**GIVEN REQUEST:** Leave out all pictures. Return exactly the lines from the top of the material through the line containing "half_w = 28 * PX_X".

**INFORMATION SUPPLIED:**
=====

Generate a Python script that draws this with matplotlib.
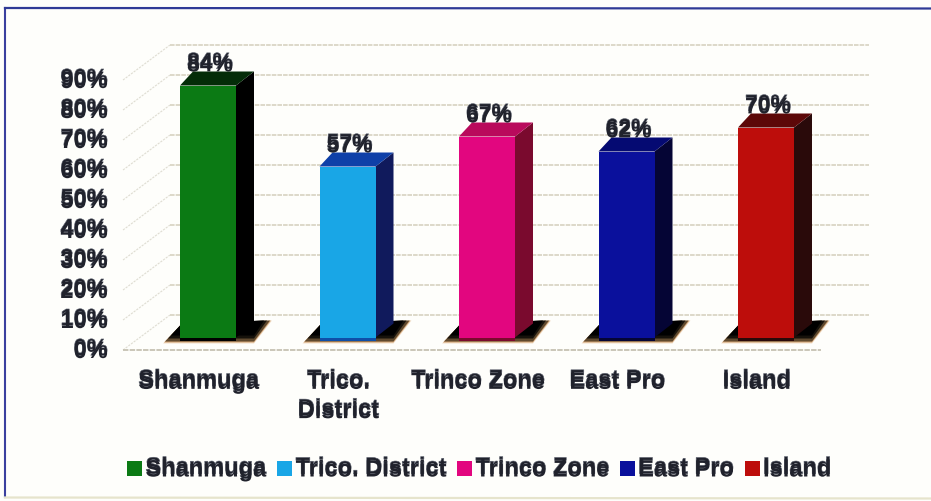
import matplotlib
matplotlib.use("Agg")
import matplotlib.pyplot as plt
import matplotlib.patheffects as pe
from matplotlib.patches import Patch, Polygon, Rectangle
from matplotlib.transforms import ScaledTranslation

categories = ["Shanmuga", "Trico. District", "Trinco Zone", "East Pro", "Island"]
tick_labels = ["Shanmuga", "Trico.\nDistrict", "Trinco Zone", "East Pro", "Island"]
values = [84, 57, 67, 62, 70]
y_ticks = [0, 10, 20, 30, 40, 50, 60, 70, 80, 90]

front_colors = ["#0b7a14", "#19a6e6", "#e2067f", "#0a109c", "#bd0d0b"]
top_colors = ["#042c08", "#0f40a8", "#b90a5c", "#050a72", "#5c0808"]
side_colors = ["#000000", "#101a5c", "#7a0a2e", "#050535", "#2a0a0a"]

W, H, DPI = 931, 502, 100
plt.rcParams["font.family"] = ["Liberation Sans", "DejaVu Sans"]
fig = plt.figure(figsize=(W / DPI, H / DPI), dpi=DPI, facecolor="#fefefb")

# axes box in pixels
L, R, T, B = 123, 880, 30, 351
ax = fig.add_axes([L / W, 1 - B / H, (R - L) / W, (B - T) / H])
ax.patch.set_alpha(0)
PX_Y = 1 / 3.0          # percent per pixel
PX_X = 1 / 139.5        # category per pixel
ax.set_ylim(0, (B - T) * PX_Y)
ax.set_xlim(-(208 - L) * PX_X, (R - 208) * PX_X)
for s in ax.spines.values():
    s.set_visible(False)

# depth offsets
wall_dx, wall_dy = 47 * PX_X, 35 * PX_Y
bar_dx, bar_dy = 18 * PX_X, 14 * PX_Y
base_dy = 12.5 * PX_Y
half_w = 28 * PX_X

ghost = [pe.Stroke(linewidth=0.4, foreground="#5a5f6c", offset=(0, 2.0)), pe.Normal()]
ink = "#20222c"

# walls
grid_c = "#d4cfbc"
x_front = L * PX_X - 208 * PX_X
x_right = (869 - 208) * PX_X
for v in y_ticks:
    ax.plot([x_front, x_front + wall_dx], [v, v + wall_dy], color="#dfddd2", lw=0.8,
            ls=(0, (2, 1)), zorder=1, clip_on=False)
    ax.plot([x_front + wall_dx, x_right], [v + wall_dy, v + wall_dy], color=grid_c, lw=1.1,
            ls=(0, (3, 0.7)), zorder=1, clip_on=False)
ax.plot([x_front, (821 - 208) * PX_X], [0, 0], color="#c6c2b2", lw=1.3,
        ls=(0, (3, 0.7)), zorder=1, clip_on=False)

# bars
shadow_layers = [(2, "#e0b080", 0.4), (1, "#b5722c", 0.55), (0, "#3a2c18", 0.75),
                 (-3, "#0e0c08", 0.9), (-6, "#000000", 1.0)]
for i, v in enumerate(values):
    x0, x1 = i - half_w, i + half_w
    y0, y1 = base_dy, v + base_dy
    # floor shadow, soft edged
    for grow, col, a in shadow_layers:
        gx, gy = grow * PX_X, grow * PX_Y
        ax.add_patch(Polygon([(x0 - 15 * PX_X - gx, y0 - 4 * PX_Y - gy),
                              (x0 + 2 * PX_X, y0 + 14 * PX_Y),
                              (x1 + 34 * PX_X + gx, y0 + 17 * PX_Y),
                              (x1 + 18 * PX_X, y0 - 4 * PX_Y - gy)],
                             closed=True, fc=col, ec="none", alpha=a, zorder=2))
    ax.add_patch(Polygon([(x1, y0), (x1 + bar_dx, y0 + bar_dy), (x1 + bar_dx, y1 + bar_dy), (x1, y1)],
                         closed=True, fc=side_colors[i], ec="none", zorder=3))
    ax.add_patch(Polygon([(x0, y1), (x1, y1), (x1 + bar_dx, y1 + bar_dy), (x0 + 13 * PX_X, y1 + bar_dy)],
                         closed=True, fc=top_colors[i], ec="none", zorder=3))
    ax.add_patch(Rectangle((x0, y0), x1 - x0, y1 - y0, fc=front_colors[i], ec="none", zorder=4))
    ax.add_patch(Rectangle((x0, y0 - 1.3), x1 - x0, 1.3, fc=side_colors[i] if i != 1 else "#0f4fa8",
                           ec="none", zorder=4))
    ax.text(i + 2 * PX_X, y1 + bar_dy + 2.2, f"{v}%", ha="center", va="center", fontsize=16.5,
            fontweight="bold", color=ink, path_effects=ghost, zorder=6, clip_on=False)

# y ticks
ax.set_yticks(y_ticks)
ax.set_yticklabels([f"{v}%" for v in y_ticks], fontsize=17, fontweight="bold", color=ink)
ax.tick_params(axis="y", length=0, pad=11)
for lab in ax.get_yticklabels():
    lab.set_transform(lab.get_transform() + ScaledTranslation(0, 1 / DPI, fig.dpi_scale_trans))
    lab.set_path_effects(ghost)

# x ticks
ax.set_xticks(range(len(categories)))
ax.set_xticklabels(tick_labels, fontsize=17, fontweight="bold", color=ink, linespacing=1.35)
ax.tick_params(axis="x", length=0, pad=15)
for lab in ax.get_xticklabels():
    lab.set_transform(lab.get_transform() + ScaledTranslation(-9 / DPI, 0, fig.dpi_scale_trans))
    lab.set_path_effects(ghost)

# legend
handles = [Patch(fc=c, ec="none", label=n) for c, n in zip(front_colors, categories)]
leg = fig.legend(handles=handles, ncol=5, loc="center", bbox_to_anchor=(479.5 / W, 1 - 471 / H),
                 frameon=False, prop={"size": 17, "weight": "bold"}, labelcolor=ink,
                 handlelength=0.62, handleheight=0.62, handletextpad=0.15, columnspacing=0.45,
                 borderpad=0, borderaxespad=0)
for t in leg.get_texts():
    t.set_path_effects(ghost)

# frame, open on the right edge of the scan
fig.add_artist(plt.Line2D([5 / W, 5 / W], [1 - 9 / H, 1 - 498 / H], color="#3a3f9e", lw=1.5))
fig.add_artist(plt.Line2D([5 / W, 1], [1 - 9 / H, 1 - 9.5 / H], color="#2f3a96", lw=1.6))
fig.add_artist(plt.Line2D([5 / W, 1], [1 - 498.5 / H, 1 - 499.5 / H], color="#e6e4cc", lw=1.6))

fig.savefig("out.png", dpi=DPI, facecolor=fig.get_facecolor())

=====

**RESPONSE:**
Generate a Python script that draws this with matplotlib.
import matplotlib
matplotlib.use("Agg")
import matplotlib.pyplot as plt
import matplotlib.patheffects as pe
from matplotlib.patches import Patch, Polygon, Rectangle
from matplotlib.transforms import ScaledTranslation

categories = ["Shanmuga", "Trico. District", "Trinco Zone", "East Pro", "Island"]
tick_labels = ["Shanmuga", "Trico.\nDistrict", "Trinco Zone", "East Pro", "Island"]
values = [84, 57, 67, 62, 70]
y_ticks = [0, 10, 20, 30, 40, 50, 60, 70, 80, 90]

front_colors = ["#0b7a14", "#19a6e6", "#e2067f", "#0a109c", "#bd0d0b"]
top_colors = ["#042c08", "#0f40a8", "#b90a5c", "#050a72", "#5c0808"]
side_colors = ["#000000", "#101a5c", "#7a0a2e", "#050535", "#2a0a0a"]

W, H, DPI = 931, 502, 100
plt.rcParams["font.family"] = ["Liberation Sans", "DejaVu Sans"]
fig = plt.figure(figsize=(W / DPI, H / DPI), dpi=DPI, facecolor="#fefefb")

# axes box in pixels
L, R, T, B = 123, 880, 30, 351
ax = fig.add_axes([L / W, 1 - B / H, (R - L) / W, (B - T) / H])
ax.patch.set_alpha(0)
PX_Y = 1 / 3.0          # percent per pixel
PX_X = 1 / 139.5        # category per pixel
ax.set_ylim(0, (B - T) * PX_Y)
ax.set_xlim(-(208 - L) * PX_X, (R - 208) * PX_X)
for s in ax.spines.values():
    s.set_visible(False)

# depth offsets
wall_dx, wall_dy = 47 * PX_X, 35 * PX_Y
bar_dx, bar_dy = 18 * PX_X, 14 * PX_Y
base_dy = 12.5 * PX_Y
half_w = 28 * PX_X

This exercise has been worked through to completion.